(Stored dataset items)
:::::

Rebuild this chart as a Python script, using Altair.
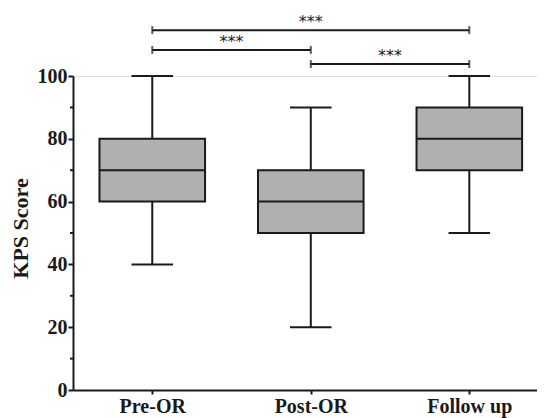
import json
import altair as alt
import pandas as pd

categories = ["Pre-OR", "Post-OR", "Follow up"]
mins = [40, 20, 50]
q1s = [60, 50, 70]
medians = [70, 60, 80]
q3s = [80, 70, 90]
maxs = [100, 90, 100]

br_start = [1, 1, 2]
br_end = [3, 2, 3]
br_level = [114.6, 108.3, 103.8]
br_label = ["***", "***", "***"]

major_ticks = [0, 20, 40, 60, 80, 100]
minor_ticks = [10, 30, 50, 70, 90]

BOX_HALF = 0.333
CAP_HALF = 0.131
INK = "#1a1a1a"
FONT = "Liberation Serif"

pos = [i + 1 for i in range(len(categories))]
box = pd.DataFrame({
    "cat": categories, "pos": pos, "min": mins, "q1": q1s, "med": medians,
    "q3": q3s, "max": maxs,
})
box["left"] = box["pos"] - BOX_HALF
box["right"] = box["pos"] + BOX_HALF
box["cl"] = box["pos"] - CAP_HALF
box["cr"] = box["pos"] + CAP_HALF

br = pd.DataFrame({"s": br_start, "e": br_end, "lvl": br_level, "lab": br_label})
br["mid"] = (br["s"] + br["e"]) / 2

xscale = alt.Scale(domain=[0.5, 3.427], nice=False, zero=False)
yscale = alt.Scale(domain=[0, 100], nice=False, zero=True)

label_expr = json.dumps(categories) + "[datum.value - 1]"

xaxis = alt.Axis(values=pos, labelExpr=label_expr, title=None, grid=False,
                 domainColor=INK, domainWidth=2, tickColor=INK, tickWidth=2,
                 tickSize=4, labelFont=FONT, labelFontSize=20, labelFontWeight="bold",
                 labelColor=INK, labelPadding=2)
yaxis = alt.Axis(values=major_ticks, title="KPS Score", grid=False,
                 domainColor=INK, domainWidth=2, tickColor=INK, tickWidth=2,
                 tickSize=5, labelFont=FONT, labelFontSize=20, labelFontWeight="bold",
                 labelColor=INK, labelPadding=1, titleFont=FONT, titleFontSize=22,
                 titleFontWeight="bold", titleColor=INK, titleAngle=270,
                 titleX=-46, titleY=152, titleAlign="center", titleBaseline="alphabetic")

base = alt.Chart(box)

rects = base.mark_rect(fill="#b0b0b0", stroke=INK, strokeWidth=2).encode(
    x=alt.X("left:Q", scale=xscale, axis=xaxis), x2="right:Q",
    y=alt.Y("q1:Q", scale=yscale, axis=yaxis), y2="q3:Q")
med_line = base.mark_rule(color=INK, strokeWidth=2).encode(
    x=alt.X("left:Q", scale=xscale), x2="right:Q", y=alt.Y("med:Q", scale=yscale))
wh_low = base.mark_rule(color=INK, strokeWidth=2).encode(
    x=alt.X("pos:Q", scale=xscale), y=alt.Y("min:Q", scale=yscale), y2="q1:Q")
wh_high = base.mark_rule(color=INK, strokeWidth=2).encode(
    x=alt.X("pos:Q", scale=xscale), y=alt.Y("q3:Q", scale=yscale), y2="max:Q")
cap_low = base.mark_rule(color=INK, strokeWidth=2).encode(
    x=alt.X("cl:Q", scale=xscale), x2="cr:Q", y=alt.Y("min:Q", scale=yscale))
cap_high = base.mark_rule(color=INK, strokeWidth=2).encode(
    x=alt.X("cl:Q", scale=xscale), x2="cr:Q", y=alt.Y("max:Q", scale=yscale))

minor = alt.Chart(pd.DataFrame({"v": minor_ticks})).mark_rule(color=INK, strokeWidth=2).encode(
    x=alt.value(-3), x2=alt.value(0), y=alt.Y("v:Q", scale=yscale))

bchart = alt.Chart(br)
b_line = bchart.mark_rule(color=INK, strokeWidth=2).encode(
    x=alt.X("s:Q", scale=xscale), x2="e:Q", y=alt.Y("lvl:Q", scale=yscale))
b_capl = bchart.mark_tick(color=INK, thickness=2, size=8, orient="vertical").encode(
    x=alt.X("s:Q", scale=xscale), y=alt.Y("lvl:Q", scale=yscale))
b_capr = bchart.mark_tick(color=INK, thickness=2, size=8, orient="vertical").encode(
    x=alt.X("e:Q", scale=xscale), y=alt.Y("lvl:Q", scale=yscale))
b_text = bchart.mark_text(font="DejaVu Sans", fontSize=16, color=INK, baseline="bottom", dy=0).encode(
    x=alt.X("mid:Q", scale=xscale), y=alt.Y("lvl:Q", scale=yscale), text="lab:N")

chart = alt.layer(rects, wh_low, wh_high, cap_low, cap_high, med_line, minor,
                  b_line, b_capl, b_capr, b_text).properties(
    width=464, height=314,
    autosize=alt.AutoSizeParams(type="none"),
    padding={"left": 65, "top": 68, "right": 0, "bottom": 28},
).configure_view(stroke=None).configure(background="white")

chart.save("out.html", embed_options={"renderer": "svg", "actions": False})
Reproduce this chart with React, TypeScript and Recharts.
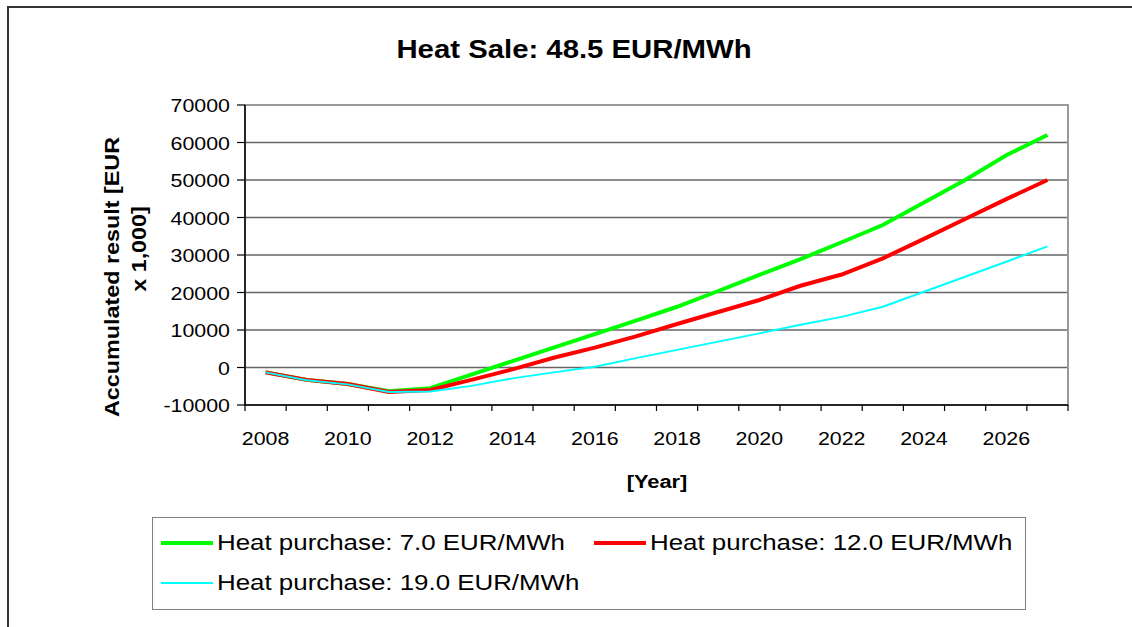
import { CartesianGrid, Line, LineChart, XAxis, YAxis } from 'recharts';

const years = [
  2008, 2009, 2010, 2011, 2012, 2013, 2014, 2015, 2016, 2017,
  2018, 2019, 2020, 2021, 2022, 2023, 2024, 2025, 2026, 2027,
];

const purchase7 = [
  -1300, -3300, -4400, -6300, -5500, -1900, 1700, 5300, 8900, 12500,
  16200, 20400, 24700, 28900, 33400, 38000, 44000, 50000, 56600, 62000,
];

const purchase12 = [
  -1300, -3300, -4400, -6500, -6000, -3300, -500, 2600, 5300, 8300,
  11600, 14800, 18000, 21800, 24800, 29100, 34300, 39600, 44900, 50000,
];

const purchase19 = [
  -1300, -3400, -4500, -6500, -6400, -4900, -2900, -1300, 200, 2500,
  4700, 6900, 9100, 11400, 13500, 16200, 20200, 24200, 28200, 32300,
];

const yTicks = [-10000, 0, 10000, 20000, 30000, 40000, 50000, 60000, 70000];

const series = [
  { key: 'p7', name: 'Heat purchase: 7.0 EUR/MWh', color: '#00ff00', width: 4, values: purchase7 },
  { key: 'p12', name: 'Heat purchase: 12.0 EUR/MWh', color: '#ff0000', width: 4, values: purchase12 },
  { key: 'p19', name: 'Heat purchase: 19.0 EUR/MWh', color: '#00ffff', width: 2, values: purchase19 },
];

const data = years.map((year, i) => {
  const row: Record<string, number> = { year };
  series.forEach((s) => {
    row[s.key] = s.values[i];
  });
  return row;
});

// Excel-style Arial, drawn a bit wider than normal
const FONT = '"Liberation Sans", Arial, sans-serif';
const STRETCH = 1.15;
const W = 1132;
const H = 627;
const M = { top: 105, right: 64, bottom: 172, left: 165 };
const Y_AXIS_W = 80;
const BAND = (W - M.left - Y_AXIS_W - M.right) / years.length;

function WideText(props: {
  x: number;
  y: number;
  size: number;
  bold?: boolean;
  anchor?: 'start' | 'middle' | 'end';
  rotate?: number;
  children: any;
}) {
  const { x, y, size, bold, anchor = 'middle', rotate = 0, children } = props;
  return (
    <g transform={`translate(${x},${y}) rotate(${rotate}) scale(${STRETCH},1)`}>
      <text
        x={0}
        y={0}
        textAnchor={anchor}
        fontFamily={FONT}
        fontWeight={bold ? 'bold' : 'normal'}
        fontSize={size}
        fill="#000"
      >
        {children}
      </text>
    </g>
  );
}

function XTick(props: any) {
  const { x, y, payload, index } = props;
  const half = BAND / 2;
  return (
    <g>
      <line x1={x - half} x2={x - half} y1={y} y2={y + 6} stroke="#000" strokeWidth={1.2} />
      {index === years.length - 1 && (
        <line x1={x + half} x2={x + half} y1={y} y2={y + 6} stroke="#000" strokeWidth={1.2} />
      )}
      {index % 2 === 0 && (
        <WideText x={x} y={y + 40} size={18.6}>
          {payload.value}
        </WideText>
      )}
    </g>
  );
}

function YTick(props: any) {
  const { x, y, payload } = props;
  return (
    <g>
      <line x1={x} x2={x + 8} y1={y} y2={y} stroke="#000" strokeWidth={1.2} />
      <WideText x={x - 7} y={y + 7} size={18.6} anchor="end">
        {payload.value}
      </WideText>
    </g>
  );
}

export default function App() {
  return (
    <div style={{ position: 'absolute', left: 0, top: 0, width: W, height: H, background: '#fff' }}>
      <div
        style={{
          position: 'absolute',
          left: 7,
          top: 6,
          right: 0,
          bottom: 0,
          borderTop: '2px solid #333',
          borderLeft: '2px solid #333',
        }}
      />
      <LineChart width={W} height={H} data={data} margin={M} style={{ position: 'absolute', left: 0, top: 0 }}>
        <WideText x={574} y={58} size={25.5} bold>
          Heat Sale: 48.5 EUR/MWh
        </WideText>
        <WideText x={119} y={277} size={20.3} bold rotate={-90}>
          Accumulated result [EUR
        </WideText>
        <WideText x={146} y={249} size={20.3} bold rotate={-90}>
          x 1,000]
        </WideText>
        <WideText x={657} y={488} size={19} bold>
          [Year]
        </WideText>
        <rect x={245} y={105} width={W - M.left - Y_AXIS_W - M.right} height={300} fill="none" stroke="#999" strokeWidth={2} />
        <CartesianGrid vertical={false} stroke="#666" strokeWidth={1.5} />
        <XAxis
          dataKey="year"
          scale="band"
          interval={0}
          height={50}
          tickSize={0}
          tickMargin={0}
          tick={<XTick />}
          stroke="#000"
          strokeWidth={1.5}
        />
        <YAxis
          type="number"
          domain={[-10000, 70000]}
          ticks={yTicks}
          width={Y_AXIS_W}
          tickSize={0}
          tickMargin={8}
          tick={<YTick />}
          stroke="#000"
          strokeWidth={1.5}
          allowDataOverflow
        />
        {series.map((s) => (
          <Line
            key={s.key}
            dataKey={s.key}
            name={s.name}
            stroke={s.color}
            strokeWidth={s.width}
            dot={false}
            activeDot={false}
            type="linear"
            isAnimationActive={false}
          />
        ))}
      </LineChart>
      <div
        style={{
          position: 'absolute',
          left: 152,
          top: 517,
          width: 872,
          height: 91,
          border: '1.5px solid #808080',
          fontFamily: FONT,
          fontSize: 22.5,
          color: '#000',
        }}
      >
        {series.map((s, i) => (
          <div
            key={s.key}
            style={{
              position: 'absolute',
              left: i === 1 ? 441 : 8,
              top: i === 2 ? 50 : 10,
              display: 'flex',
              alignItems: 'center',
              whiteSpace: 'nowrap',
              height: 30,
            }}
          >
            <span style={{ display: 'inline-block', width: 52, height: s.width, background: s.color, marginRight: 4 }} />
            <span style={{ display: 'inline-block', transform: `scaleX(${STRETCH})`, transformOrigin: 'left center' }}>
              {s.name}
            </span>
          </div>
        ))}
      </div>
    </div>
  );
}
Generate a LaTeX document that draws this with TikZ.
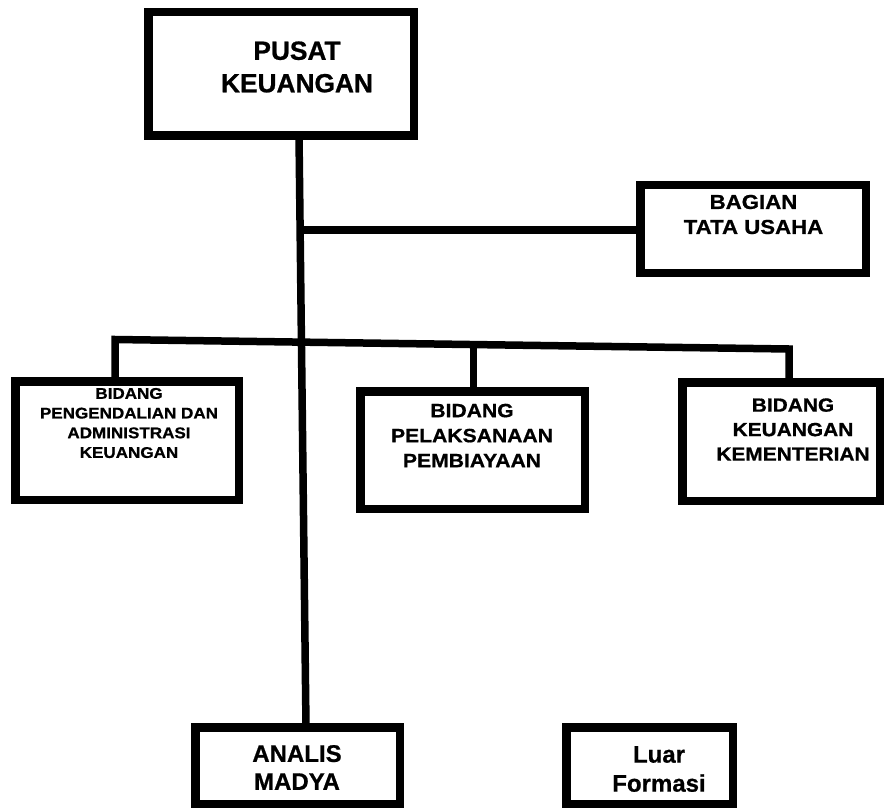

:::::

## What the exercise asks
Which lines above contain "with"? Show each of them.

## The output
Reproduce this chart with React, TypeScript and Recharts.
Generate a LaTeX document that draws this with TikZ.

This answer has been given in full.